Cyclic behavior of AA2024 aluminum alloy under different loading paths and heat treatments

The focus of this study is to investigate the impact of cyclic loading path and temperature on the mechanical behavior of AA2024 aluminum alloy, a material commonly used in the aerospace industry. Our study aims to understand the cyclic evolution of work hardening (isotropic and kinematic) in response to different loading paths: tension‐compression cycles followed by equivalent torsion cycles, and vice versa. We also perform microstructural investigations using a scanning electron microscope (SEM) to gain insights into the evolution of fatigue damage during cyclic loading. By examining these factors, we aim to provide insights into the material's mechanical behavior and anisotropy. This research contributes to improving our understanding of the performance of AA2024 alloy under cyclic loading conditions.
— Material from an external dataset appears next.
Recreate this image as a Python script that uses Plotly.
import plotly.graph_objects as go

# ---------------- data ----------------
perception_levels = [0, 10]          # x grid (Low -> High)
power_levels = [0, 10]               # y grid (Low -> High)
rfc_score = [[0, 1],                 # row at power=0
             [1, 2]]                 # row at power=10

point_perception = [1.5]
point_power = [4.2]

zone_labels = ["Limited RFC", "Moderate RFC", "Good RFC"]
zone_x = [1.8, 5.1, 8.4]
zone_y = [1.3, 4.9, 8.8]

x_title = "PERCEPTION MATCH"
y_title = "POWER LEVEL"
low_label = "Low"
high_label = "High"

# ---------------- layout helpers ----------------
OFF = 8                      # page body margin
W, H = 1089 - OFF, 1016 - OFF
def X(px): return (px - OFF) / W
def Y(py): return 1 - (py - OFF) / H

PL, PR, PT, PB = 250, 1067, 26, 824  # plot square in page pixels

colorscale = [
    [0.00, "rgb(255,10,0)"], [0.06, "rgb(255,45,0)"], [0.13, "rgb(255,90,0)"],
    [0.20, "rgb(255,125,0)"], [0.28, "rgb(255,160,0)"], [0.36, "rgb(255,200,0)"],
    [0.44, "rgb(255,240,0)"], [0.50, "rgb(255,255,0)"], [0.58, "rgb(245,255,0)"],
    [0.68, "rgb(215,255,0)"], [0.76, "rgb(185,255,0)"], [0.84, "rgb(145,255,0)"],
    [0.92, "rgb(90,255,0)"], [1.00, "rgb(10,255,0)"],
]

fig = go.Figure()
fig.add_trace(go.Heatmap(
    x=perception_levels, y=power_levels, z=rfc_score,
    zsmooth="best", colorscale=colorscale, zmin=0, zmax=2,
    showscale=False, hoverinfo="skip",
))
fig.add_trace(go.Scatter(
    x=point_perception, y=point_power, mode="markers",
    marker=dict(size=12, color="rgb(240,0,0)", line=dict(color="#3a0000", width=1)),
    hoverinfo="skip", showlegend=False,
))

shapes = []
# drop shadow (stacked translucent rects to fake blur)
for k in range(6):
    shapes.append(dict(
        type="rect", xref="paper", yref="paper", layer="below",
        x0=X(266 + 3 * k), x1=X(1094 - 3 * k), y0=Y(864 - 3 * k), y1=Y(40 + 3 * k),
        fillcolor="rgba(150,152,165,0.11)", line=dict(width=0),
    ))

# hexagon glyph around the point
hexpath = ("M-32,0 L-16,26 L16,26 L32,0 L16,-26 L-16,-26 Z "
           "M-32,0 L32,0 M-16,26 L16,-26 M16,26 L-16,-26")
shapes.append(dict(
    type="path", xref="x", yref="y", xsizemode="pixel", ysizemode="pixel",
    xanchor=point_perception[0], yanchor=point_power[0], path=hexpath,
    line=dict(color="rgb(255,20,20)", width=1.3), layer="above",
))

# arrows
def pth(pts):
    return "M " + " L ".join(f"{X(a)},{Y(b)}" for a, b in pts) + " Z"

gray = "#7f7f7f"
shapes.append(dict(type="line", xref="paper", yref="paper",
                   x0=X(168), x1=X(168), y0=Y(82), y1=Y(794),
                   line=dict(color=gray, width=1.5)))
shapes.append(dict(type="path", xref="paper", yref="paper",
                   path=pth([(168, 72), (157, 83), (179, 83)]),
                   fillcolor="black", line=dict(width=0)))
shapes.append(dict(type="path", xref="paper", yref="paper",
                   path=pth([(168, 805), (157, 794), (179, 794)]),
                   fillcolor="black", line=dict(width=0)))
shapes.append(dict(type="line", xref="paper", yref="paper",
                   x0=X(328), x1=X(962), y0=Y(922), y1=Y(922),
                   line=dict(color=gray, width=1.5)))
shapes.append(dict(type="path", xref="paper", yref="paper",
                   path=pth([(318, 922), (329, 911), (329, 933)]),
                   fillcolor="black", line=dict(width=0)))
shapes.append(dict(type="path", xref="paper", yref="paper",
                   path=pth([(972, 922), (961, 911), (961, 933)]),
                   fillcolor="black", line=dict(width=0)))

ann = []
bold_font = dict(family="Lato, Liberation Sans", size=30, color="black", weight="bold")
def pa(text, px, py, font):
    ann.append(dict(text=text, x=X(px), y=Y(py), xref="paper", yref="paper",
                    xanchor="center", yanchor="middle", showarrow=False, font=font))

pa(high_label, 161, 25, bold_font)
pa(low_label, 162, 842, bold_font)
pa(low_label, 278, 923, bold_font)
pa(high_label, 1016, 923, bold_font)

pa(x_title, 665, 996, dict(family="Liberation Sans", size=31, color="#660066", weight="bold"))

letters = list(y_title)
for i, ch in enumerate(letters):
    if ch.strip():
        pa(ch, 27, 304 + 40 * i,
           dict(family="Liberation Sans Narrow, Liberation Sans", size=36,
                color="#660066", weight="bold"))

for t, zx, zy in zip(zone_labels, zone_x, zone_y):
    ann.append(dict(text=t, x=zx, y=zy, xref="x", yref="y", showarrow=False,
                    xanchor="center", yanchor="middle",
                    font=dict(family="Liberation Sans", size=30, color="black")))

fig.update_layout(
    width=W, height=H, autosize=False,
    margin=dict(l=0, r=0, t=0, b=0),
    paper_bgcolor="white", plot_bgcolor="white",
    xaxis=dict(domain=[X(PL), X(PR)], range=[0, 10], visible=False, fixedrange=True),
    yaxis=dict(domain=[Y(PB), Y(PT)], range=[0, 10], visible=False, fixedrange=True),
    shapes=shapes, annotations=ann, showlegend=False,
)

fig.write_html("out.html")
Highlights Cyclic hardening of AA2024 alloy is affected by loading path and temperature. Alloy exhibits hardening behavior under axial and shear loading, with cyclic stability Inverted loading paths lead to discontinuity in behavior: axial loading followed by alternating torsion causes softening, vice versa to hardening. SEM microstructural analysis reveals fatigue damage evolution during cyclic loading, relevant for aerospace industry and aircraft structure fatigue life prediction.